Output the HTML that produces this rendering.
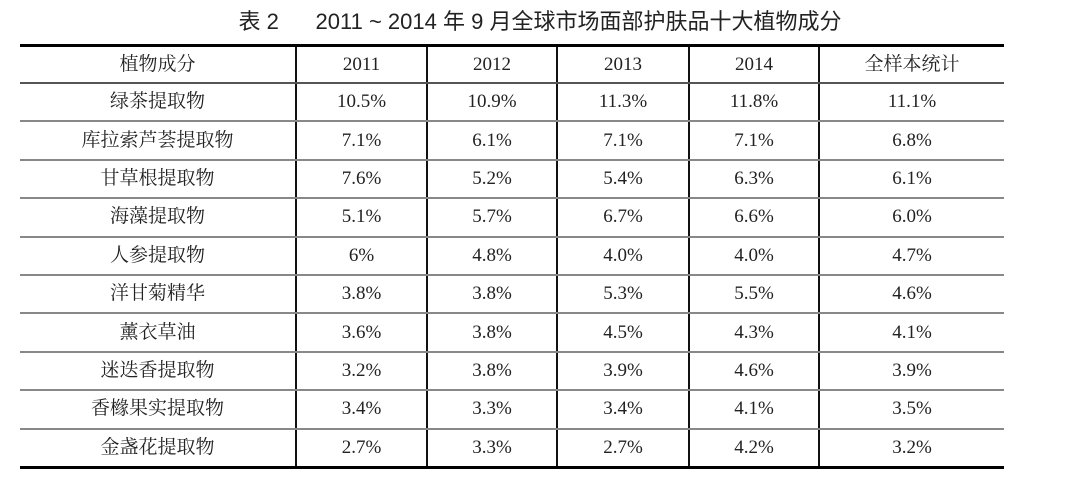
<!DOCTYPE html>
<html><head><meta charset="utf-8"><style>
body{margin:0;width:1080px;height:502px;background:#fff;position:relative;overflow:hidden;color:#222;}
#title{position:absolute;left:0;width:1080px;top:4px;text-align:center;font:22px "Liberation Sans","Noto Sans CJK SC",sans-serif;white-space:pre;}
#tbl{position:absolute;left:20px;top:44px;border-collapse:collapse;font:19px "Liberation Serif","Noto Serif CJK SC",serif;}
#tbl td{text-align:center;padding:0;height:36.4px;line-height:20px;border-bottom:2px solid #888;border-left:2px solid #111;}
#tbl td:first-child{border-left:none;}
#tbl tr:first-child td{border-top:3px solid #000;height:35px;border-bottom:2px solid #555;}
#tbl tr:last-child td{border-bottom:3px solid #000;}
</style></head><body>
<div id="title">表 2      2011 ~ 2014 年 9 月全球市场面部护肤品十大植物成分</div>
<table id="tbl">
<colgroup><col style="width:276px"><col style="width:131px"><col style="width:130px"><col style="width:132px"><col style="width:130px"><col style="width:185px"></colgroup>
<tbody id="tb"></tbody></table>
<script>
const headers=["植物成分","2011","2012","2013","2014","全样本统计"];
const names=["绿茶提取物","库拉索芦荟提取物","甘草根提取物","海藻提取物","人参提取物","洋甘菊精华","薰衣草油","迷迭香提取物","香橼果实提取物","金盏花提取物"];
const v2011=["10.5%","7.1%","7.6%","5.1%","6%","3.8%","3.6%","3.2%","3.4%","2.7%"];
const v2012=["10.9%","6.1%","5.2%","5.7%","4.8%","3.8%","3.8%","3.8%","3.3%","3.3%"];
const v2013=["11.3%","7.1%","5.4%","6.7%","4.0%","5.3%","4.5%","3.9%","3.4%","2.7%"];
const v2014=["11.8%","7.1%","6.3%","6.6%","4.0%","5.5%","4.3%","4.6%","4.1%","4.2%"];
const vAll=["11.1%","6.8%","6.1%","6.0%","4.7%","4.6%","4.1%","3.9%","3.5%","3.2%"];
const tb=document.getElementById('tb');
function row(cells,name){
  const tr=document.createElement('tr');
  
  
  cells.forEach(c=>{const td=document.createElement('td');td.textContent=c;
    
    
    tr.appendChild(td);});
  tb.appendChild(tr);
}
row(headers,'header-row');
names.forEach((n,i)=>row([n,v2011[i],v2012[i],v2013[i],v2014[i],vAll[i]],'data-row'));
</script>
</body></html>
● ● ●
## Written exercise:
Reproduce the full material exactly, excluding the pictures.

## Output of the exercise:
Output the HTML that produces this rendering.
<!DOCTYPE html>
<html><head><meta charset="utf-8"><style>
body{margin:0;width:1080px;height:502px;background:#fff;position:relative;overflow:hidden;color:#222;}
#title{position:absolute;left:0;width:1080px;top:4px;text-align:center;font:22px "Liberation Sans","Noto Sans CJK SC",sans-serif;white-space:pre;}
#tbl{position:absolute;left:20px;top:44px;border-collapse:collapse;font:19px "Liberation Serif","Noto Serif CJK SC",serif;}
#tbl td{text-align:center;padding:0;height:36.4px;line-height:20px;border-bottom:2px solid #888;border-left:2px solid #111;}
#tbl td:first-child{border-left:none;}
#tbl tr:first-child td{border-top:3px solid #000;height:35px;border-bottom:2px solid #555;}
#tbl tr:last-child td{border-bottom:3px solid #000;}
</style></head><body>
<div id="title">表 2      2011 ~ 2014 年 9 月全球市场面部护肤品十大植物成分</div>
<table id="tbl">
<colgroup><col style="width:276px"><col style="width:131px"><col style="width:130px"><col style="width:132px"><col style="width:130px"><col style="width:185px"></colgroup>
<tbody id="tb"></tbody></table>
<script>
const headers=["植物成分","2011","2012","2013","2014","全样本统计"];
const names=["绿茶提取物","库拉索芦荟提取物","甘草根提取物","海藻提取物","人参提取物","洋甘菊精华","薰衣草油","迷迭香提取物","香橼果实提取物","金盏花提取物"];
const v2011=["10.5%","7.1%","7.6%","5.1%","6%","3.8%","3.6%","3.2%","3.4%","2.7%"];
const v2012=["10.9%","6.1%","5.2%","5.7%","4.8%","3.8%","3.8%","3.8%","3.3%","3.3%"];
const v2013=["11.3%","7.1%","5.4%","6.7%","4.0%","5.3%","4.5%","3.9%","3.4%","2.7%"];
const v2014=["11.8%","7.1%","6.3%","6.6%","4.0%","5.5%","4.3%","4.6%","4.1%","4.2%"];
const vAll=["11.1%","6.8%","6.1%","6.0%","4.7%","4.6%","4.1%","3.9%","3.5%","3.2%"];
const tb=document.getElementById('tb');
function row(cells,name){
  const tr=document.createElement('tr');
  
  
  cells.forEach(c=>{const td=document.createElement('td');td.textContent=c;
    
    
    tr.appendChild(td);});
  tb.appendChild(tr);
}
row(headers,'header-row');
names.forEach((n,i)=>row([n,v2011[i],v2012[i],v2013[i],v2014[i],vAll[i]],'data-row'));
</script>
</body></html>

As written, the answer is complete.